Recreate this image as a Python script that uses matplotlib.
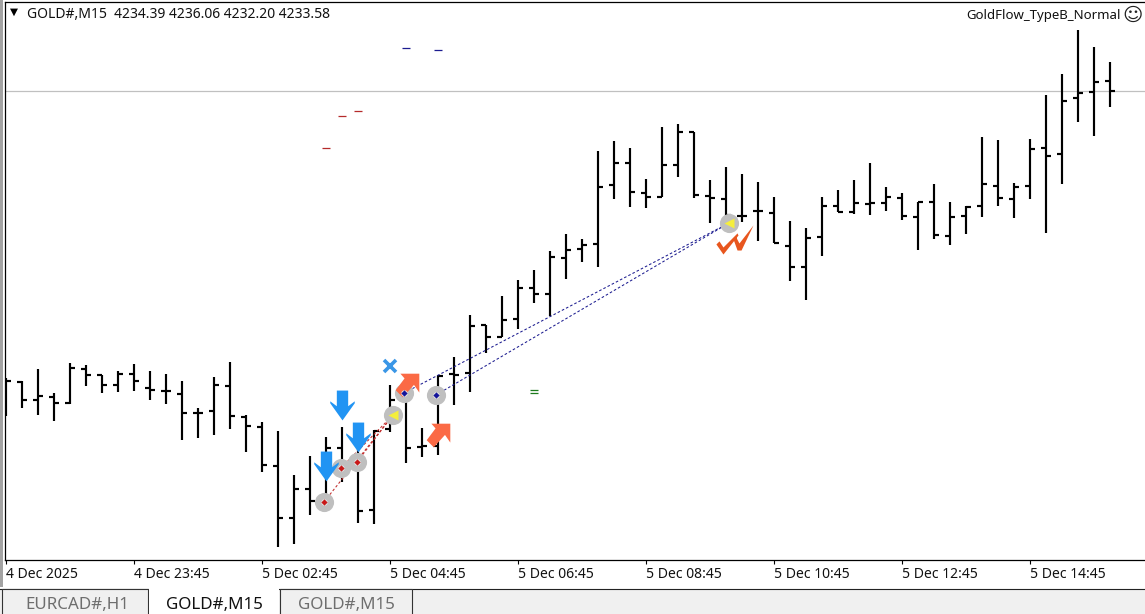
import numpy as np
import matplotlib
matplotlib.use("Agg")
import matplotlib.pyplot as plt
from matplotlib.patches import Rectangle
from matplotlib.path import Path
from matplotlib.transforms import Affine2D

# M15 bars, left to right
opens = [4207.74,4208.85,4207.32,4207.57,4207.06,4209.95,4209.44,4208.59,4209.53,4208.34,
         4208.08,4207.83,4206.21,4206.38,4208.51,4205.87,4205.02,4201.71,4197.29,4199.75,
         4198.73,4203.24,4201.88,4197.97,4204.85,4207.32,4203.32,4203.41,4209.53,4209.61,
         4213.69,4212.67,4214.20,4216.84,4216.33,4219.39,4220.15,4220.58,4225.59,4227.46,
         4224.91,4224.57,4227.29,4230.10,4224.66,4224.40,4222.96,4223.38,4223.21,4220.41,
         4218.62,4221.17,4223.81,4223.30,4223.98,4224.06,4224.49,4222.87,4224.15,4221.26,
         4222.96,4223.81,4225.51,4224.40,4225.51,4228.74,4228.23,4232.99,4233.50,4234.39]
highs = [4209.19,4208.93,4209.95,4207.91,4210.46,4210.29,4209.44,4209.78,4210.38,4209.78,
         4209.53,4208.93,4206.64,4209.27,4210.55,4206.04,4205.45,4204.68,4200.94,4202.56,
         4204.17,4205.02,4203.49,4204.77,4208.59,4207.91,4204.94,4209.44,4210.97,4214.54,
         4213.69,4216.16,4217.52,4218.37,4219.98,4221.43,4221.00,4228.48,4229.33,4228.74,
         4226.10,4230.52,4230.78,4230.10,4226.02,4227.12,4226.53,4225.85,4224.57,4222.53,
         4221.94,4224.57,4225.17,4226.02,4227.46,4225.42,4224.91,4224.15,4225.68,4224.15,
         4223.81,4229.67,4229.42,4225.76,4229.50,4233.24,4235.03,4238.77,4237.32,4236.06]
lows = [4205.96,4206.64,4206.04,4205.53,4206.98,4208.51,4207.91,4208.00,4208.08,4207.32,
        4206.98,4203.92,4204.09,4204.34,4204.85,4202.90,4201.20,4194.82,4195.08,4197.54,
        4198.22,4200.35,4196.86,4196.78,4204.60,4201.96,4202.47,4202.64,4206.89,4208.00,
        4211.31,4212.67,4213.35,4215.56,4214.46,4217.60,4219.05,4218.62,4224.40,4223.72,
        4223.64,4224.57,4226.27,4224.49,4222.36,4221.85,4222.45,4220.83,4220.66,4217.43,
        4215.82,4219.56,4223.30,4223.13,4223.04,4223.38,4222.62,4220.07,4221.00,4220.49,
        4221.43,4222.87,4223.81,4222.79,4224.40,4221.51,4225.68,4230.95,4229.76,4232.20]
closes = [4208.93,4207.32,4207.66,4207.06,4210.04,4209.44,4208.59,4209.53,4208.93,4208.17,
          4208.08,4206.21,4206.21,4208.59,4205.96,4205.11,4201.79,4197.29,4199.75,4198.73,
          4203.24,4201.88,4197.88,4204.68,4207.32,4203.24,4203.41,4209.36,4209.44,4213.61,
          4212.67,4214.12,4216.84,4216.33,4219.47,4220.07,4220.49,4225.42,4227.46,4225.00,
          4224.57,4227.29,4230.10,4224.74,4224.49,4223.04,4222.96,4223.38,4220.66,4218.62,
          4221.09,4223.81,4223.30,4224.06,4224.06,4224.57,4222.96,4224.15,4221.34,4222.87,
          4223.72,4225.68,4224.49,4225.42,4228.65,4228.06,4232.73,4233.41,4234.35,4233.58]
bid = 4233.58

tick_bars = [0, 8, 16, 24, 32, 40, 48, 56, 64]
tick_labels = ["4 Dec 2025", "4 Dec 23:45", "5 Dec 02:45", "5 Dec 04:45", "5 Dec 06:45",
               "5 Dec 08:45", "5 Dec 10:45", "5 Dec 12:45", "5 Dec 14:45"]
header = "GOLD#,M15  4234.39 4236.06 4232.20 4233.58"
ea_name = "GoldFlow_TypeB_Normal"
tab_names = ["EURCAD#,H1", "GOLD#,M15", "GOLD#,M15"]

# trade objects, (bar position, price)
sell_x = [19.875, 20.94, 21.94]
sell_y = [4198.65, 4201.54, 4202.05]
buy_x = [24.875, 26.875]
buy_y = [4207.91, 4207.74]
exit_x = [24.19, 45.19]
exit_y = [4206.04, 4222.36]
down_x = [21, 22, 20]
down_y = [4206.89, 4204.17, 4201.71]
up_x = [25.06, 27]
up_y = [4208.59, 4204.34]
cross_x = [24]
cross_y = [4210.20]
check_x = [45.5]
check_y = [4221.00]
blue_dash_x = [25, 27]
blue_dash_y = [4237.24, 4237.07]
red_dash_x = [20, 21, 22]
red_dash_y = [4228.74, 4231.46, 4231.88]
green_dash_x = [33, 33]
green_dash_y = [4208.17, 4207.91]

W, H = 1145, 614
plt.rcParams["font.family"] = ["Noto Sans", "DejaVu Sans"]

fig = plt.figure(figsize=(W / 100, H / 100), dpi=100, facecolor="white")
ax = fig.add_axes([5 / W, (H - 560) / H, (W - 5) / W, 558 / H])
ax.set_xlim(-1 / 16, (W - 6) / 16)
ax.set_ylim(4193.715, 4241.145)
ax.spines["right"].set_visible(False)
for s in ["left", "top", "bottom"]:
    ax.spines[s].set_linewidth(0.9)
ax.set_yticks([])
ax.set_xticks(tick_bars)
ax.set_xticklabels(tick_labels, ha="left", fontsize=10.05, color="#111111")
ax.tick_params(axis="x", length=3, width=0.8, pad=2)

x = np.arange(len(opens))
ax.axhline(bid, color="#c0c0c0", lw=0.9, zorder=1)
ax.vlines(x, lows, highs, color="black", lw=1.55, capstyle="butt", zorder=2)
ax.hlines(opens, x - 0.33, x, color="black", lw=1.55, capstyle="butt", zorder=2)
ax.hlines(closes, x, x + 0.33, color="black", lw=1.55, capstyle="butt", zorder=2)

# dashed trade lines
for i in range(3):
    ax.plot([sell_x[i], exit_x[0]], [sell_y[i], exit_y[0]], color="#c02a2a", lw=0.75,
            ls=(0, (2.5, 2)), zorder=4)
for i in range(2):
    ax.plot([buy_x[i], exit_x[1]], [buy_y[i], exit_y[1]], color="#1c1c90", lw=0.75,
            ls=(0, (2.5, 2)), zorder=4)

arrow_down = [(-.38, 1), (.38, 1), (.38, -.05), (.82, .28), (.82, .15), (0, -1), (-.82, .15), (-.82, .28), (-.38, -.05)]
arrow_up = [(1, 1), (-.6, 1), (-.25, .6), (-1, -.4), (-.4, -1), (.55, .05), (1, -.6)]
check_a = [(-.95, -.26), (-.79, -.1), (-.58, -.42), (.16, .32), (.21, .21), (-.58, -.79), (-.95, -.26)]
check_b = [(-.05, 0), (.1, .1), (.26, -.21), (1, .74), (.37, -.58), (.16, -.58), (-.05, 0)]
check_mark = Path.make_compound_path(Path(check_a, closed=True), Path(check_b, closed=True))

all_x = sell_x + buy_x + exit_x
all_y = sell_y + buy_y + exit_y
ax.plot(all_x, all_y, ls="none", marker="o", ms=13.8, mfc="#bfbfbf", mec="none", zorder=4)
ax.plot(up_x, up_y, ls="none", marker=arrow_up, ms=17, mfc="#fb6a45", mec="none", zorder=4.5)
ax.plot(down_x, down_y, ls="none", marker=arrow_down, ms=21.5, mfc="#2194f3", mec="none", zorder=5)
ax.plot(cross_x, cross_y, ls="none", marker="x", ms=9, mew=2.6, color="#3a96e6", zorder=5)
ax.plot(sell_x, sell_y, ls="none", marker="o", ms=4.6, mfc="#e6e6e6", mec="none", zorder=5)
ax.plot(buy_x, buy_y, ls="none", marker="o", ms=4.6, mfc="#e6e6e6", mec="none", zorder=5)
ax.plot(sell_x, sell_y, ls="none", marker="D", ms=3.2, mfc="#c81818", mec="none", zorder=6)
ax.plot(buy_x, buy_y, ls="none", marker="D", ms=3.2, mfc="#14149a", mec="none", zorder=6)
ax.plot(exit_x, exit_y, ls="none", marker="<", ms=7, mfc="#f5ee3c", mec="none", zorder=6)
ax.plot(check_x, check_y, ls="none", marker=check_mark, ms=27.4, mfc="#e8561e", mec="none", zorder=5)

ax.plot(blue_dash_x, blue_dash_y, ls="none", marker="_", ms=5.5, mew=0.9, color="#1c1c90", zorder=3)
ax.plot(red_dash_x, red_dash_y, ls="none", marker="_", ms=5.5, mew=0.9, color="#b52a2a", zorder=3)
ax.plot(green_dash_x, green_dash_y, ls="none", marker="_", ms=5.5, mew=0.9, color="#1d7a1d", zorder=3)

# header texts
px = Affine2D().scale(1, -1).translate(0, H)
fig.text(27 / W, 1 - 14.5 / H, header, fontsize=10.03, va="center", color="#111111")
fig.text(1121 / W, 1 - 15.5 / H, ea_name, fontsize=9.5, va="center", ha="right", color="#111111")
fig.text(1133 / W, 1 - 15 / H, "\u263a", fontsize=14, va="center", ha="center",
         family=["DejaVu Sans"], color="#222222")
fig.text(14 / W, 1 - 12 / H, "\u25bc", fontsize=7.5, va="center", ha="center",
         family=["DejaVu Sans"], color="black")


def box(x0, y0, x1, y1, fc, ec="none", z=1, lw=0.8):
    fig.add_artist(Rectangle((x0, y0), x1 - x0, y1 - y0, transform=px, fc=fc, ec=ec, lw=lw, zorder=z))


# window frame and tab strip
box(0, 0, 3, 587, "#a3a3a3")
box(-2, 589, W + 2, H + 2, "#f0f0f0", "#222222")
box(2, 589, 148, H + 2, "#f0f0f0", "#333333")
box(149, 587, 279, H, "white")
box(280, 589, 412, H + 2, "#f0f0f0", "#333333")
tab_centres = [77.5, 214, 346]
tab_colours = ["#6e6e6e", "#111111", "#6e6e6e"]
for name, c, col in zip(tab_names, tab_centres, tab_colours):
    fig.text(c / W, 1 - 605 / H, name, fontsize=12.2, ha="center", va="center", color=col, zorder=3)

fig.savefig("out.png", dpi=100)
__________________________________________________
* **Instruction**: Copy out each line of the data where the string "matplotlib" appears.

* **Solution**:
Recreate this image as a Python script that uses matplotlib.
import matplotlib
matplotlib.use("Agg")
import matplotlib.pyplot as plt
from matplotlib.patches import Rectangle
from matplotlib.path import Path
from matplotlib.transforms import Affine2D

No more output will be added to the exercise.